The Wildflower Center’s cave initiative is one component of an overall approach to create engaging outdoor learning opportunities for a range of students. With an extensive background in middle school science education and school administration, Biscoe knows how to engage students of all ages and strives to create educational experiences that spark what she calls “the little kid wonder, but also the big kid wonder” of learning something new. “Engaging everyone to wonder, and to ask questions,” she says. “People can — and should — wonder together.”
As the Center’s Director of Education, Biscoe encourages students to think about their impact on nature as well as how nature impacts them. “There are lots of teachable moments here about being kind to nature. I say ‘nature aware’ a lot when I talk to school groups, to be aware that you’re in a habitat. You’re in someone’s home,” she says. “Treat someone’s home the way that you would want visitors to treat your home.”
Biscoe is eager to find ways to engage more people and to incorporate technology into outdoor exploration and learning. She and her team recently partnered with Families in Nature to create a place-based virtual outdoor learning program called Ecologist School. It’s in line with the tenets of outdoor education: versatile, accessible, flexible and respectful of the environment (no paper printing impact). Think of it as a self-guided field trip for families, teachers and students as they explore the Wildflower Center. Participants can choose challenges in various branches of science from astronomy to herpetology, learn new facts, and earn badges.
Teaching outdoors requires confidence, trust and flexibility. Conditions can be unpredictable, and things don’t always go according to plan. “When they do, it’s beautiful, when they don’t, it’s still a teachable moment,” says Biscoe.
The rewards are great, and the stakes are high: in the face of future challenges related to climate change, giving children more time outdoors and showing them how to care for the environment feels like one of the most important things we can devote energy to.

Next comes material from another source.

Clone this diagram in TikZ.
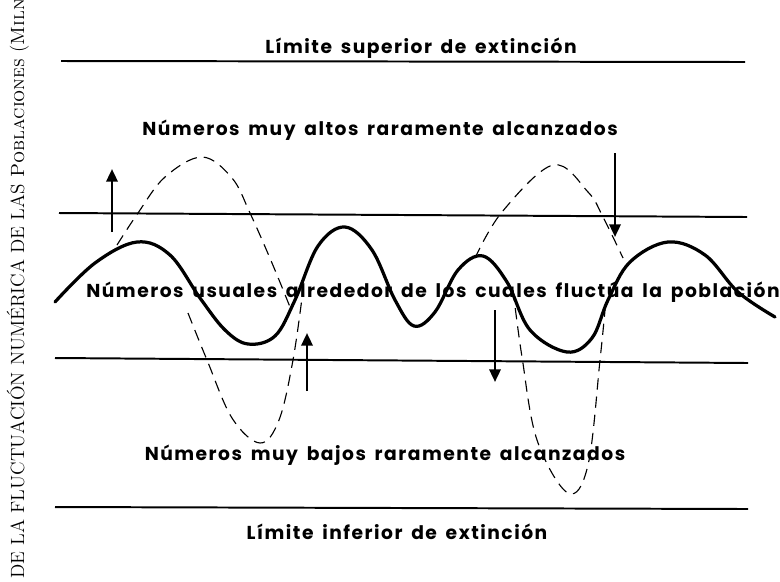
\documentclass[tikz,border=0pt]{standalone}
\usepackage{fontspec}
\newfontfamily\labelfont[LetterSpace=8, WordSpace=1.6]{Poppins}
\usetikzlibrary{arrows.meta}

\begin{document}
\begin{tikzpicture}[
    x=0.025cm, y=-0.025cm,
    label text/.style={font=\labelfont\bfseries\fontsize{13.3}{15}\selectfont, inner sep=0pt},
    side text/.style={font=\fontsize{13.6}{15}\selectfont, rotate=90, inner sep=0pt, anchor=base west},
    limit line/.style={line width=1.4pt},
    usual curve/.style={line width=2.3pt, line cap=round, line join=round},
    rare curve/.style={line width=0.8pt, dash pattern=on 8pt off 5pt},
    shift arrow/.style={-{Triangle[length=9pt, width=8pt]}, line width=1.8pt},
]

\clip (0,0) rectangle (780,581);

% --- Limit heights ---
\def\yTop{61}
\def\yHigh{213}
\def\yLow{358}
\def\yBottom{507}

% ======= SIDE CAPTION =======
\node[side text] (caption) at (24,579)
    {DE LA FLUCTUACIÓN NUMÉRICA DE LAS \textsc{Poblaciones} (\textsc{Miln}};

% ======= LIMIT LINES =======
\coordinate (top-L) at (61,\yTop);
\coordinate (top-R) at (745,\yTop+1);
\coordinate (high-L) at (59,\yHigh);
\coordinate (high-R) at (747,\yHigh+4);
\coordinate (low-L) at (55,\yLow);
\coordinate (low-R) at (748,\yLow+5);
\coordinate (bot-L) at (55,\yBottom);
\coordinate (bot-R) at (748,\yBottom+2);

\draw[limit line] (top-L) -- (top-R);
\draw[limit line] (high-L) -- (high-R);
\draw[limit line] (low-L) -- (low-R);
\draw[limit line] (bot-L) -- (bot-R);

% ======= LABELS =======
\node[label text] (sup-limit) at (421,48) {Límite superior de extinción};
\node[label text] (high-rare) at (380,130) {Números muy altos raramente alcanzados};
\node[label text] (usual) at (433,292) {Números usuales alrededor de los cuales fluctúa la población};
\node[label text] (low-rare) at (385,455) {Números muy bajos raramente alcanzados};
\node[label text] (inf-limit) at (397,532) {Límite inferior de extinción};

% ======= USUAL FLUCTUATION =======
\draw[usual curve] plot[smooth, tension=0.6] coordinates {
    (55,302) (95,263) (137,242) (170,255) (200,298) (225,330) (248,344)
    (275,336) (295,300) (318,246) (345,227) (372,250) (395,300) (414,326)
    (435,312) (458,270) (483,256) (507,282) (530,330) (567,352)
    (592,338) (608,300) (630,262) (668,242) (705,255) (738,292) (775,317)};

% ======= RARE EXCURSIONS =======
\draw[rare curve] plot[smooth, tension=0.6] coordinates {
    (117,245) (138,213) (165,177) (202,157) (232,178) (250,213) (272,263) (290,307)};
\draw[rare curve] plot[smooth, tension=0.6] coordinates {
    (188,313) (207,360) (232,418) (260,443) (279,420) (293,360) (303,290)};
\draw[rare curve] plot[smooth, tension=0.6] coordinates {
    (475,258) (502,212) (553,165) (588,192) (603,217) (623,258)};
\draw[rare curve] plot[smooth, tension=0.6] coordinates {
    (513,290) (522,357) (537,440) (568,493) (588,465) (600,360) (605,310)};

% ======= SHIFT ARROWS =======
\coordinate (up1-tail) at (112,232);
\coordinate (up1-tip) at (112,169);
\coordinate (down1-tail) at (615,153);
\coordinate (down1-tip) at (615,237);
\coordinate (up2-tail) at (307,391);
\coordinate (up2-tip) at (307,333);
\coordinate (down2-tail) at (495,310);
\coordinate (down2-tip) at (495,382);

\draw[shift arrow] (up1-tail) -- (up1-tip);
\draw[shift arrow] (down1-tail) -- (down1-tip);
\draw[shift arrow] (up2-tail) -- (up2-tip);
\draw[shift arrow] (down2-tail) -- (down2-tip);

\end{tikzpicture}
\end{document}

By expanding the idea of what a classroom can be — whether it’s a prairie, a cave, a creek, a limestone arch, a butterfly garden — we open ourselves up to wonder, to discovery, to falling in love with nature … and to being moved to protect our environment. Biscoe hopes Wildflower Center visitors “look around and feel this place is magical, because it is wild. It is nature driven. It isn’t just beautiful, it’s also inspiring, and thought provoking, in all the right ways.”